>> Begin GIVEN DATA
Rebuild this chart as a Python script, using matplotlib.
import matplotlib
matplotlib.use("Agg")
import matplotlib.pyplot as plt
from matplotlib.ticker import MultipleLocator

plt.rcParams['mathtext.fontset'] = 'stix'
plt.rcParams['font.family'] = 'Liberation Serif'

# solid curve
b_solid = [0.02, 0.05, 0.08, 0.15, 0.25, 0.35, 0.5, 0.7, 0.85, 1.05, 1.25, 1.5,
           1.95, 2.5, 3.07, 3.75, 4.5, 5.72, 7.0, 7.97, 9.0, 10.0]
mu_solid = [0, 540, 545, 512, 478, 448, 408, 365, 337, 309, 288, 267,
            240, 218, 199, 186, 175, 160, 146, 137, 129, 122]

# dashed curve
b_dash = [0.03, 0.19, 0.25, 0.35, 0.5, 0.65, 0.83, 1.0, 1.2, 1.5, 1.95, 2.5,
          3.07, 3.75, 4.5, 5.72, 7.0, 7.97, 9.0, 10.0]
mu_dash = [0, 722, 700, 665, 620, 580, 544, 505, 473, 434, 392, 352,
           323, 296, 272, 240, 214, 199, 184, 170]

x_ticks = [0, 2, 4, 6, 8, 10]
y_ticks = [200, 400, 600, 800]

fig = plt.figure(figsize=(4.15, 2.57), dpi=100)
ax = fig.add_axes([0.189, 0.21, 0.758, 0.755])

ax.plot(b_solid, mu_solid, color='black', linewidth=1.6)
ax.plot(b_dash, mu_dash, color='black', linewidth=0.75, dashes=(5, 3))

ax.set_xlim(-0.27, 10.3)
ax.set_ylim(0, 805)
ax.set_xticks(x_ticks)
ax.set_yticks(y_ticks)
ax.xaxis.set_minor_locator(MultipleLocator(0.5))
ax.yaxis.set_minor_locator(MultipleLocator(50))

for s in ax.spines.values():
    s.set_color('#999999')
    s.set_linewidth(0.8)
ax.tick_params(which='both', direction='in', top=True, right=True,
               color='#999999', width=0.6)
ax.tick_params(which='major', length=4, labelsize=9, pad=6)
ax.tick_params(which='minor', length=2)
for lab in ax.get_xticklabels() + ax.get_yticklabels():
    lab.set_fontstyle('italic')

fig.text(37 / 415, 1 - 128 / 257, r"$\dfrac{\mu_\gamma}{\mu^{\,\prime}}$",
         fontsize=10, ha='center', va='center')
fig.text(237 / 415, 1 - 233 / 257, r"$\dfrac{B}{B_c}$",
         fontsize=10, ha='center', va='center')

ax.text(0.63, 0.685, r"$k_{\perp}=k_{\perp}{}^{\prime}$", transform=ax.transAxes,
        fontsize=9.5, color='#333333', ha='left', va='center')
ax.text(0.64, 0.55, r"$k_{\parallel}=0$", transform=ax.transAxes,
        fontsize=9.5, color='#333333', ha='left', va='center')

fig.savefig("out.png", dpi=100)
>> End GIVEN DATA
WHAT TO PRODUCE: Set out the complete listing exactly as shown.

FULL RESPONSE:
Rebuild this chart as a Python script, using matplotlib.
import matplotlib
matplotlib.use("Agg")
import matplotlib.pyplot as plt
from matplotlib.ticker import MultipleLocator

plt.rcParams['mathtext.fontset'] = 'stix'
plt.rcParams['font.family'] = 'Liberation Serif'

# solid curve
b_solid = [0.02, 0.05, 0.08, 0.15, 0.25, 0.35, 0.5, 0.7, 0.85, 1.05, 1.25, 1.5,
           1.95, 2.5, 3.07, 3.75, 4.5, 5.72, 7.0, 7.97, 9.0, 10.0]
mu_solid = [0, 540, 545, 512, 478, 448, 408, 365, 337, 309, 288, 267,
            240, 218, 199, 186, 175, 160, 146, 137, 129, 122]

# dashed curve
b_dash = [0.03, 0.19, 0.25, 0.35, 0.5, 0.65, 0.83, 1.0, 1.2, 1.5, 1.95, 2.5,
          3.07, 3.75, 4.5, 5.72, 7.0, 7.97, 9.0, 10.0]
mu_dash = [0, 722, 700, 665, 620, 580, 544, 505, 473, 434, 392, 352,
           323, 296, 272, 240, 214, 199, 184, 170]

x_ticks = [0, 2, 4, 6, 8, 10]
y_ticks = [200, 400, 600, 800]

fig = plt.figure(figsize=(4.15, 2.57), dpi=100)
ax = fig.add_axes([0.189, 0.21, 0.758, 0.755])

ax.plot(b_solid, mu_solid, color='black', linewidth=1.6)
ax.plot(b_dash, mu_dash, color='black', linewidth=0.75, dashes=(5, 3))

ax.set_xlim(-0.27, 10.3)
ax.set_ylim(0, 805)
ax.set_xticks(x_ticks)
ax.set_yticks(y_ticks)
ax.xaxis.set_minor_locator(MultipleLocator(0.5))
ax.yaxis.set_minor_locator(MultipleLocator(50))

for s in ax.spines.values():
    s.set_color('#999999')
    s.set_linewidth(0.8)
ax.tick_params(which='both', direction='in', top=True, right=True,
               color='#999999', width=0.6)
ax.tick_params(which='major', length=4, labelsize=9, pad=6)
ax.tick_params(which='minor', length=2)
for lab in ax.get_xticklabels() + ax.get_yticklabels():
    lab.set_fontstyle('italic')

fig.text(37 / 415, 1 - 128 / 257, r"$\dfrac{\mu_\gamma}{\mu^{\,\prime}}$",
         fontsize=10, ha='center', va='center')
fig.text(237 / 415, 1 - 233 / 257, r"$\dfrac{B}{B_c}$",
         fontsize=10, ha='center', va='center')

ax.text(0.63, 0.685, r"$k_{\perp}=k_{\perp}{}^{\prime}$", transform=ax.transAxes,
        fontsize=9.5, color='#333333', ha='left', va='center')
ax.text(0.64, 0.55, r"$k_{\parallel}=0$", transform=ax.transAxes,
        fontsize=9.5, color='#333333', ha='left', va='center')

fig.savefig("out.png", dpi=100)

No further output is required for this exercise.